The simplify-rtx.c patch causes (reg:M ca) to get sorted to a different spot in
the (plus (plus r1 r2) r3) chain than the rs6000 backend expects, producing an
ICE due to an unrecognizable insn.

The rs6000 patch changes the backend to allow (reg:M ca) to appear exactly once
in (plus (plus r1 r2) r3).  And we do have a test case for it -- the ICE.

How do you imagine the rs6000 change will regress codegen?

>> ca_operand doesn't work as written, since CA_REGNO is not an available 
>> register, and thus doesn't satisfy register_operand.
> 
> Yes, curious.  But when it was written it *did* match.  Huh.

It probably started to fail with r181760, back in 2011.  But the predicate
wasn't much used in the rs6000 backend, so I guess it hadn't really mattered.

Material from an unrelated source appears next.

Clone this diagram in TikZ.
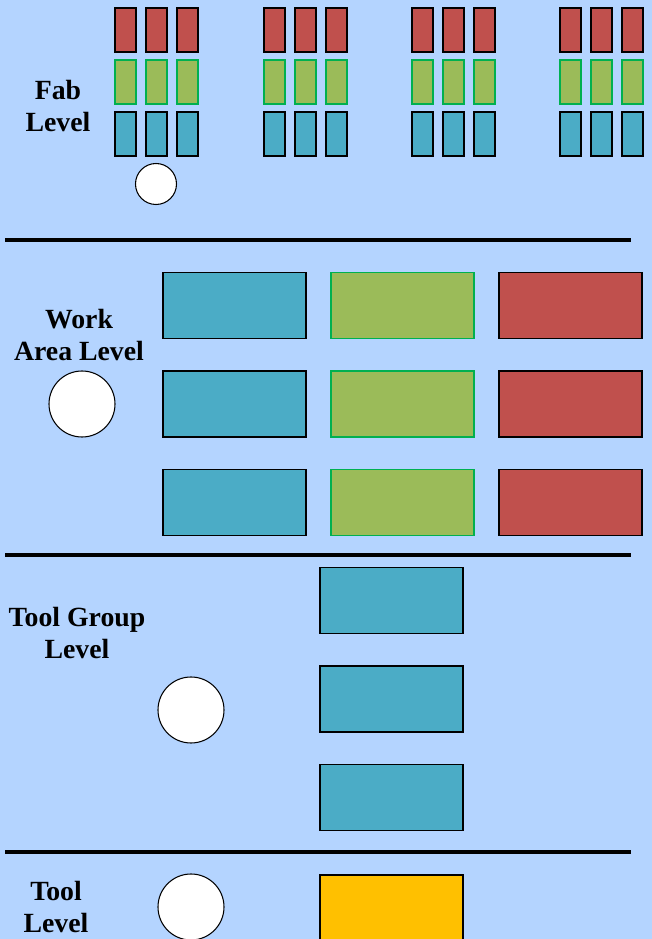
\documentclass[tikz,border=0pt]{standalone}
\usepackage{fontspec}
\setmainfont{Liberation Serif}
\usetikzlibrary{positioning}

\definecolor{pagebg}{RGB}{180,212,255}
\definecolor{cellred}{RGB}{192,80,77}
\definecolor{cellgreen}{RGB}{155,187,89}
\definecolor{cellblue}{RGB}{75,172,198}
\definecolor{cellorange}{RGB}{255,192,0}
\definecolor{edgegreen}{RGB}{0,176,80}

\begin{document}
\begin{tikzpicture}[
    line width=0.6pt,
    every node/.style={align=center},
    levellabel/.style={font=\bfseries\fontsize{15.8}{18.7}\selectfont},
    rule/.style={line width=2pt},
    toolA/.style={draw, fill=cellred, inner sep=0pt, minimum width=0.42cm, minimum height=0.88cm},
    toolB/.style={draw=edgegreen, fill=cellgreen, inner sep=0pt, minimum width=0.42cm, minimum height=0.88cm},
    toolC/.style={draw, fill=cellblue, inner sep=0pt, minimum width=0.42cm, minimum height=0.88cm},
    areaA/.style={draw, fill=cellred, inner sep=0pt, minimum width=2.86cm, minimum height=1.32cm},
    areaB/.style={draw=edgegreen, fill=cellgreen, inner sep=0pt, minimum width=2.86cm, minimum height=1.32cm},
    areaC/.style={draw, fill=cellblue, inner sep=0pt, minimum width=2.86cm, minimum height=1.32cm},
    toolbox/.style={draw, fill=cellorange, inner sep=0pt, minimum width=2.86cm, minimum height=1.32cm},
    token/.style={draw, circle, fill=white, inner sep=0pt}
]

% background
\fill[pagebg] (0,0) rectangle (13.04,18.78);
\useasboundingbox (0,0) rectangle (13.04,18.78);

% -------------------------------------------------
% FAB LEVEL
% -------------------------------------------------
\node[levellabel] (fab) at (1.16, 16.66) {Fab\\Level};

% four groups of tool columns
\foreach \g/\x in {1/2.51, 2/5.49, 3/8.45, 4/11.41} {
    \foreach \c in {0,1,2} {
        \node[toolA] (fabR\g\c) at (\x+0.62*\c, 18.18) {};
        \node[toolB] (fabG\g\c) at (\x+0.62*\c, 17.14) {};
        \node[toolC] (fabB\g\c) at (\x+0.62*\c, 16.10) {};
    }
}

\node[token, minimum size=0.82cm] (fablot) at (3.12, 15.10) {};

\draw[rule] (0.10, 13.98) -- (12.62, 13.98);

% -------------------------------------------------
% WORK AREA LEVEL
% -------------------------------------------------
\node[levellabel] (area) at (1.58, 12.08) {Work\\Area Level};

\node[areaC] (WA1) at (4.69, 12.67) {};
\node[areaB] (WB1) at (8.05, 12.67) {};
\node[areaA] (WR1) at (11.41, 12.67) {};

\node[areaC] (WA2) at (4.69, 10.70) {};
\node[areaB] (WB2) at (8.05, 10.70) {};
\node[areaA] (WR2) at (11.41, 10.70) {};

\node[areaC] (WA3) at (4.69, 8.73) {};
\node[areaB] (WB3) at (8.05, 8.73) {};
\node[areaA] (WR3) at (11.41, 8.73) {};

\node[token, minimum size=1.32cm] (arealot) at (1.64, 10.70) {};

\draw[rule] (0.10, 7.68) -- (12.62, 7.68);

% -------------------------------------------------
% TOOL GROUP LEVEL
% -------------------------------------------------
\node[levellabel] (group) at (1.54, 6.12) {Tool Group\\Level};

\node[areaC] (TG1) at (7.83, 6.77) {};
\node[areaC] (TG2) at (7.83, 4.80) {};
\node[areaC] (TG3) at (7.83, 2.83) {};

\node[token, minimum size=1.32cm] (grouplot) at (3.82, 4.58) {};

\draw[rule] (0.10, 1.74) -- (12.62, 1.74);

% -------------------------------------------------
% TOOL LEVEL
% -------------------------------------------------
\node[levellabel] (tool) at (1.12, 0.64) {Tool\\Level};

\node[toolbox] (T1) at (7.83, 0.62) {};

\node[token, minimum size=1.32cm] (toollot) at (3.82, 0.64) {};

\end{tikzpicture}
\end{document}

>> Is there any particular reason that subf<>3_carry_in_m1 was written with 
>> minus rather than plus like all of the other patterns?
> 
> It's what RTL simplification comes up with, so it is the only thing
> combine tries.  The same reason why there are separate patterns for 0
> and -1 at all.

Well, it appears to use the new pattern just as well.  A few trivial tests are
in fact simplified as one would expect during combine.